Ainsi au printemps dernier, ils ont passé à tabac des étudiants en architecture qui avaient "osé" manifester contre l’érection d’une statue d’Alexandre le Grand sur la place de Skopje. Les étudiants estimaient non seulement que la statue enlaidirait le centre de la ville, qu’elle coûterait trop cher en temps de crise économique, mais que, surtout, cela présenterait une provocation inutile envers le voisin du sud, et qu’à ce moment-ci, ce type de solution n’aide pas le pays à sortir du marasme. Ils ont senti la revanche des nationalistes sur leur peau. Depuis les étudiants se taisent, la plupart espèrent quitter le pays
Les libres-penseurs, les étudiants, les citoyens macédoniens devront se contenter du silence et espérer une aide extérieure qui tarde à venir.
Ces penseurs-là ce sont ceux qui partagent de tout leur cœur et de toute leur âme les valeurs européennes. Mais l’Europe ne semble pas les entendre, préoccupée par ses problèmes internes.
Que le problème du nom entre le Grèce et la Macédoine soit un problème ridicule, la majorité des citoyens européens en conviendront. La Grèce a d’autres chats à fouetter que de perdre son temps à empêcher la Macédoine de progresser. Et pourtant, elle le fait et personne ne semble y accorder plus d’importance que ça.
L’ennui, c’est que l’apathie des leaders européens devant la dispute qui oppose Skopje à Athènes mène la Macédoine droit à la tragédie. Faut-il qu’un nouveau conflit armé éclate dans les Balkans pour qu’on ne les oublie pas ? La Bosnie ne se porte pas bien et le Kosovo est loin d’être réglé. Et si les Balkans sont la poudrière de l’Europe, c’est bien la Macédoine qui est la poudrière des Balkans.
Pourtant, la Commission européenne et les représentants diplomatiques européens qui traitent des dossiers "Balkans" sont très conscients de la dégradation totale des droits de l’homme en Macédoine. Néanmoins, l’Europe semble avoir choisi une tactique discutable : ignorer le pays tant que le gouvernement macédonien n’aura pas compris qu’il DOIT résoudre le problème avec la Grèce. La tactique est selon moi inefficace et dangereuse. Elle ne fait que renforcer le sentiment anti-européen et le nationalisme primitif.

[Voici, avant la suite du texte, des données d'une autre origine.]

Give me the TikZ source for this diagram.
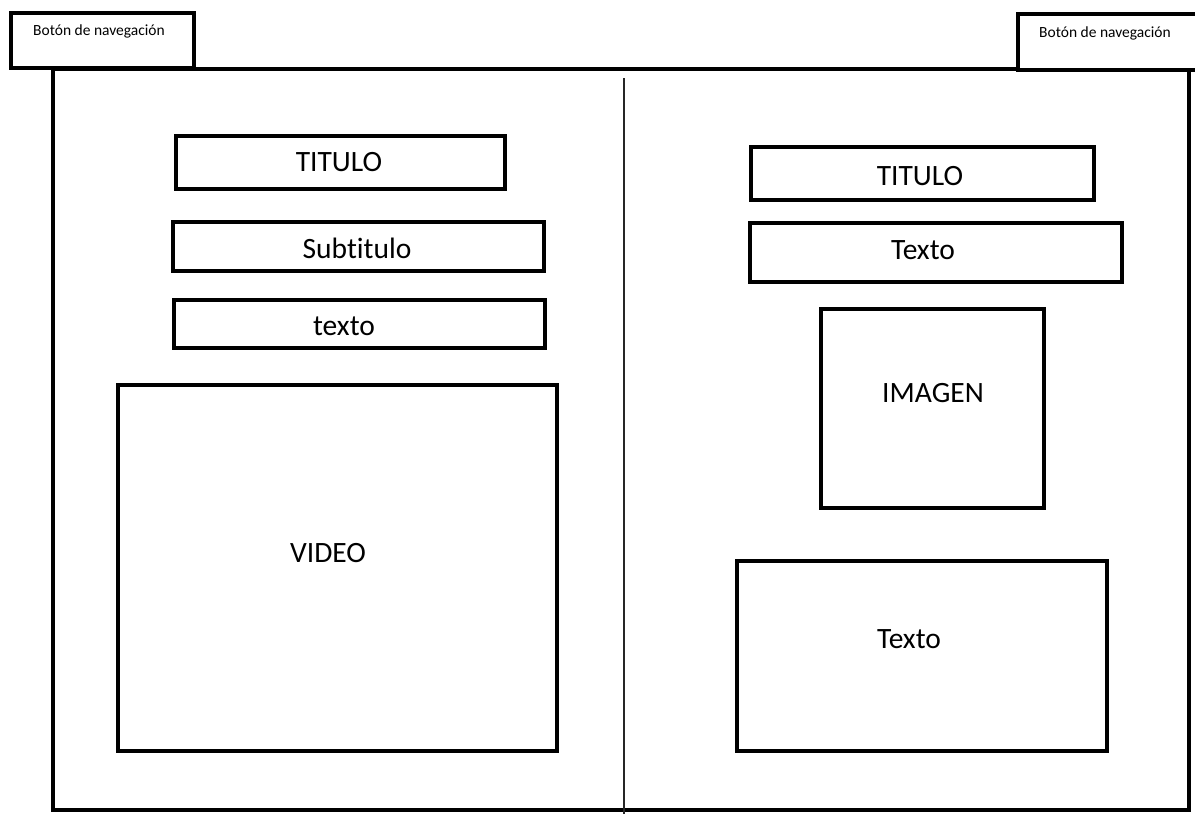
\documentclass[tikz,border=0pt]{standalone}
\usepackage{fontspec}
\setmainfont{Carlito}[Ligatures=NoCommon]

\begin{document}
\begin{tikzpicture}[
      x=1pt, y=-1pt,
      box/.style={draw, line width=4pt, fill=white, inner sep=0pt},
      lbl/.style={anchor=base, inner sep=0pt, font=\fontsize{29.5}{31}\selectfont},
      navlbl/.style={anchor=base, inner sep=0pt, font=\fontsize{15.5}{17}\selectfont}
    ]
      \useasboundingbox (0,0) rectangle (1195,814);
      % outer frame and divider
      \node[box, minimum width=1136pt, minimum height=741pt] (frame) at (621,439.5) {};
      \coordinate (divtop) at (624,78);
      \coordinate (divbot) at (624,814);
      \draw[line width=1.5pt, black!85] (divtop) -- (divbot);
      % navigation buttons
      \node[box, minimum width=183pt, minimum height=55pt] (navl) at (102.5,40.5) {};
      \node[box, minimum width=182pt, minimum height=56pt] (navr) at (1109,42) {};
      \node[navlbl] (navltext) at (99,35) {Botón de navegación};
      \node[navlbl] (navrtext) at (1105,37) {Botón de navegación};
      % left column
      \node[box, minimum width=329pt, minimum height=53pt] (titl) at (340.5,162.5) {};
      \node[box, minimum width=371pt, minimum height=49pt] (subt) at (358.5,246.5) {};
      \node[box, minimum width=371pt, minimum height=48pt] (txtl) at (359.5,324) {};
      \node[box, minimum width=439pt, minimum height=366pt] (video) at (337.5,568) {};
      \node[lbl] (titltext) at (339,171) {TITULO};
      \node[lbl] (subttext) at (357,258) {Subtitulo};
      \node[lbl] (txtltext) at (344,335) {texto};
      \node[lbl] (videotext) at (328,562) {VIDEO};
      % right column
      \node[box, minimum width=343pt, minimum height=53pt] (titr) at (922,173) {};
      \node[box, minimum width=372pt, minimum height=59pt] (txtr) at (936,252) {};
      \node[box, minimum width=223pt, minimum height=199pt] (imagen) at (932.5,408.5) {};
      \node[box, minimum width=370pt, minimum height=190pt] (txtb) at (922,656) {};
      \node[lbl] (titrtext) at (920,185) {TITULO};
      \node[lbl] (txtrtext) at (923,259) {Texto};
      \node[lbl] (imagentext) at (933,402) {IMAGEN};
      \node[lbl] (txtbtext) at (909,648) {Texto};
    \end{tikzpicture}
\end{document}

Si l’Europe a encore de l’ambition pour elle-même, elle ne devrait pas permettre qu’un de ses Etats membres, en l’occurrence la Grèce, use et abuse de sa position de force envers le pays que Chirac avait décrit en 2006 comme "un petit pays sympathique".
L’Europe doit au plus vite suivre la recommandation de la Commission européenne donnée en octobre 2009 et commencer les négociations d’adhésion avec la Macédoine. Seule une ouverture des négociations redonnera de la force aux forces pro-européennes en Macédoine et permettra de déjouer le populisme croissant.
Les journalistes, les activistes, les étudiants, les intellectuels vivent dans la peur. Ceci est indigne d’un pays européen.
Si la prochaine Anna Politkovskaya est macédonienne, le gouvernement de Mr Gruevski ne sera pas le seul à blâmer. Paris, Berlin, Londres, Bruxelles et surtout Athènes seront coupable pour non-assistance à démocratie en danger sur leur propre continent.
La Belgique a pris les rênes de l’UE. C’est le pays où j’ai grandi, c’est dans ses écoles et universités et que j’ai appris les valeurs fondamentales du libre-examen, de la liberté d’expression, des droits de l’homme et de la tolérance et j’en suis infiniment reconnaissante. Mais je ne supporterai pas que mon pays natal, la Macédoine, tombe aux mains des obscurantistes et nationalistes que mon pays d’adoption m’a appris à combattre de toutes mes forces.